WHAT NEEDS TO BE DONE: Would you repeat the listing exactly but omit every picture?

SUPPLIED DATA:

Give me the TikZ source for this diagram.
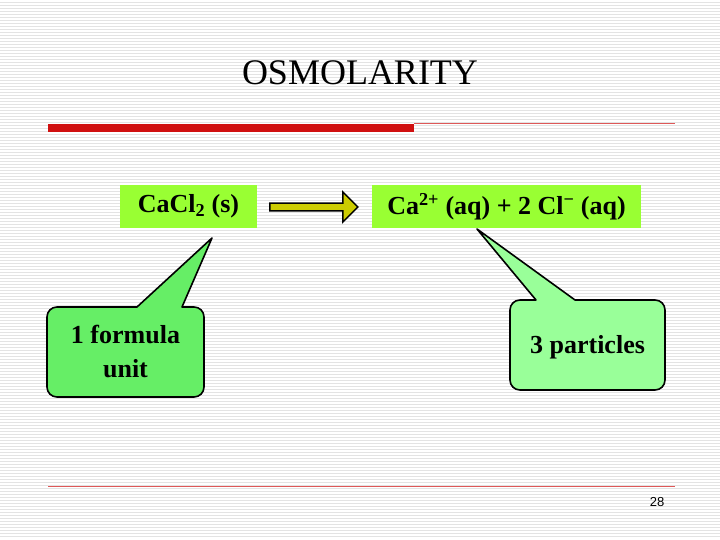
\documentclass[tikz,border=0pt]{standalone}
\usepackage{fontspec}
\setmainfont{Liberation Serif}
\newfontfamily\pnum{Liberation Sans}
\usetikzlibrary{shapes.arrows}
\definecolor{boxg}{HTML}{99FF33}
\definecolor{calA}{HTML}{66EE66}
\definecolor{calB}{HTML}{99FF99}
\definecolor{arr}{HTML}{CCCC00}
\definecolor{redbar}{HTML}{D01010}
\tikzset{
  eq/.style={fill=boxg, inner sep=0pt, font=\bfseries\fontsize{26}{30}\selectfont},
  callout/.style={draw=black, line width=1.6pt, line join=round},
  ctext/.style={font=\bfseries\fontsize{26}{34}\selectfont, align=center}
}
\begin{document}
\begin{tikzpicture}[x=1pt,y=-1pt]
\useasboundingbox (0,0) rectangle (720,540);
\fill[white] (0,0) rectangle (720,540);
\foreach \y in {2,5,...,538} \draw[gray!22, line width=0.8pt] (0,\y) -- (720,\y);
\node[font=\fontsize{36}{40}\selectfont] (title) at (360,73) {OSMOLARITY};
\fill[redbar] (48,124) rectangle (414,132);
\draw[redbar!70, line width=0.6pt] (414,123) -- (675,123);
\draw[redbar!70, line width=0.6pt] (48,486) -- (675,486);
\node[font=\pnum\fontsize{13}{15}\selectfont] (pg) at (657,502) {28};
% equation boxes
\node[eq, minimum width=137pt, minimum height=43pt] (r) at (188.5,206.5) {CaCl\textsubscript{2} (s)};
\node[eq, minimum width=269pt, minimum height=43pt] (p) at (506.5,206.5) {Ca\textsuperscript{2+} (aq) + 2 Cl\textsuperscript{\textminus} (aq)};
\node[single arrow, draw=black, line width=1.5pt, fill=arr, minimum width=30pt, single arrow head extend=8pt, single arrow head indent=0pt, minimum height=88pt, inner sep=2pt, shape border rotate=0] (ar) at (312,207) {};
% callout 1
\coordinate (t1) at (212,238);
\draw[callout, fill=calA] (137,307) -- (t1) -- (182,307) -- (194,307) to[out=0,in=90] (204,317) -- (204,387) to[out=-90,in=0] (194,397) -- (57,397) to[out=180,in=-90] (47,387) -- (47,317) to[out=90,in=180] (57,307) -- cycle;
\node[ctext] (c1) at (125.5,352) {1 formula\\unit};
% callout 2
\coordinate (t2) at (477,229);
\draw[callout, fill=calB] (536,300) -- (t2) -- (575,300) -- (655,300) to[out=0,in=90] (665,310) -- (665,380) to[out=-90,in=0] (655,390) -- (520,390) to[out=180,in=-90] (510,380) -- (510,310) to[out=90,in=180] (520,300) -- cycle;
\node[ctext] (c2) at (587.5,347) {3 particles};
\end{tikzpicture}
\end{document}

ANSWER IN FULL:
Give me the TikZ source for this diagram.
\documentclass[tikz,border=0pt]{standalone}
\usepackage{fontspec}
\setmainfont{Liberation Serif}
\newfontfamily\pnum{Liberation Sans}
\usetikzlibrary{shapes.arrows}
\definecolor{boxg}{HTML}{99FF33}
\definecolor{calA}{HTML}{66EE66}
\definecolor{calB}{HTML}{99FF99}
\definecolor{arr}{HTML}{CCCC00}
\definecolor{redbar}{HTML}{D01010}
\tikzset{
  eq/.style={fill=boxg, inner sep=0pt, font=\bfseries\fontsize{26}{30}\selectfont},
  callout/.style={draw=black, line width=1.6pt, line join=round},
  ctext/.style={font=\bfseries\fontsize{26}{34}\selectfont, align=center}
}
\begin{document}
\begin{tikzpicture}[x=1pt,y=-1pt]
\useasboundingbox (0,0) rectangle (720,540);
\fill[white] (0,0) rectangle (720,540);
\foreach \y in {2,5,...,538} \draw[gray!22, line width=0.8pt] (0,\y) -- (720,\y);
\node[font=\fontsize{36}{40}\selectfont] (title) at (360,73) {OSMOLARITY};
\fill[redbar] (48,124) rectangle (414,132);
\draw[redbar!70, line width=0.6pt] (414,123) -- (675,123);
\draw[redbar!70, line width=0.6pt] (48,486) -- (675,486);
\node[font=\pnum\fontsize{13}{15}\selectfont] (pg) at (657,502) {28};
% equation boxes
\node[eq, minimum width=137pt, minimum height=43pt] (r) at (188.5,206.5) {CaCl\textsubscript{2} (s)};
\node[eq, minimum width=269pt, minimum height=43pt] (p) at (506.5,206.5) {Ca\textsuperscript{2+} (aq) + 2 Cl\textsuperscript{\textminus} (aq)};
\node[single arrow, draw=black, line width=1.5pt, fill=arr, minimum width=30pt, single arrow head extend=8pt, single arrow head indent=0pt, minimum height=88pt, inner sep=2pt, shape border rotate=0] (ar) at (312,207) {};
% callout 1
\coordinate (t1) at (212,238);
\draw[callout, fill=calA] (137,307) -- (t1) -- (182,307) -- (194,307) to[out=0,in=90] (204,317) -- (204,387) to[out=-90,in=0] (194,397) -- (57,397) to[out=180,in=-90] (47,387) -- (47,317) to[out=90,in=180] (57,307) -- cycle;
\node[ctext] (c1) at (125.5,352) {1 formula\\unit};
% callout 2
\coordinate (t2) at (477,229);
\draw[callout, fill=calB] (536,300) -- (t2) -- (575,300) -- (655,300) to[out=0,in=90] (665,310) -- (665,380) to[out=-90,in=0] (655,390) -- (520,390) to[out=180,in=-90] (510,380) -- (510,310) to[out=90,in=180] (520,300) -- cycle;
\node[ctext] (c2) at (587.5,347) {3 particles};
\end{tikzpicture}
\end{document}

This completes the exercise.